Judgment of the Court of Appeal of Lisbon of 9 December 2015

Cancellation of Corporate Resolution – Expiry

Pursuant article 59.2, of the Commercial Companies Code, the time limit for bringing an action to cancel a corporate resolution is 30 days, from (i) the date on which the general meeting was closed, or (ii) the third day following the date of submission of minutes of the decision taken by written vote, or (iii) the date on which the partner had knowledge of the decision, if this was on a matter that was not out on the notice of meeting. This time limit is substantive, subject to lapse of rights and, consequently, in the opinion of the Lisbon Appeal Court in the judgment in question, cannot be suspended or interrupted, not being applicable the provision set for in article 144.4 of the Portuguese Civil Procedure Code (CPP) (which corresponds to the actual article 138.4).

The same court was of the opinion that the time limit provided for in Article 373.1(a) of the CPP, which establishes that the interim order terminates and, when enacted, the injunction lapses if the claimant does not bring the action on which the injunction depends within 30 days from the date on which it was notified to the claimant that the decision ordering the injunction has been made final, is of a judicial nature, for which reason its expiry only gives rise to termination of the interim order, without any effect on the right to be examined in the main action.

Thus, because the two time limits consider different realities and specific effects, as the rules governing the lapse of injunctions is absolutely independent from the rules governing the lapse of the main action, the court concluded that outstanding injunction proceedings do not prevent the expiry of the specific substantive time limit for bringing the action for cancellation of a corporate resolution.

Judgment of the Supreme Court of 29 September 2015

Commercial Concession Agreement – Goodwill Indemnity

Being the commercial concession agreement an atypical contract, without its own substantive legal rules, its legal regulation has to be found (i) in the contractual terms adopted by the parties; (ii) in the legal provisions of typical contracts that are not exceptional and with which they present similarities; (iii) in the general rules of contract law and (iv) in the rules established for the standard contractual clauses/adhesion contracts.

Legal theory and case law, in cases justified by the similarity of the situations, have considered applicable to the commercial concession agreement, above all in connection with termination of the contract, rules governing the agency agreement, defending that on termination of a commercial concession agreement, the concessionaire can benefit from goodwill indemnity, if the relevant conditions are met, notably (i) its activity is a major factor for attracting customers, (ii) the principal will benefit, in the future, from new customers brought by the concessionaire and/or an increase in business with existing customers, and (iii) the concessionaire will no longer receive any consideration from these benefit enjoyed by the principal.
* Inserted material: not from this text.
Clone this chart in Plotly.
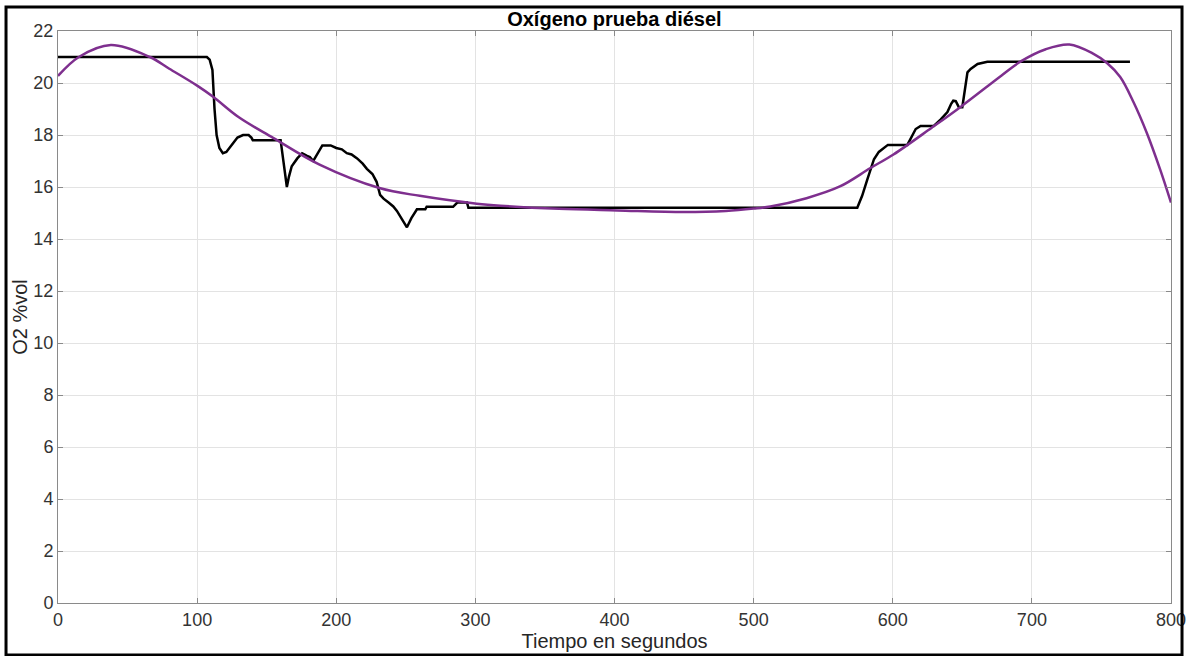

The judgment in question considered that, if the customers were not the result of special canvassing work by the concessionaire, but instead the result of the power of attraction of the brand marketed, of national and international advertising thereof, as well as of loyalty programmes launched by the principal, the concessionaire is not entitled to receive the aforementioned goodwill indemnity, once the conditions for the award of such indemnity are not met, namely the condition referred to in (i). The Supreme Court of Justice concluded that “it is not reasonable to compensate the concessionaire for what it did in the past other than to the extent that it is envisaged that this will be directly reflected, in the future, to the benefit of the principal”.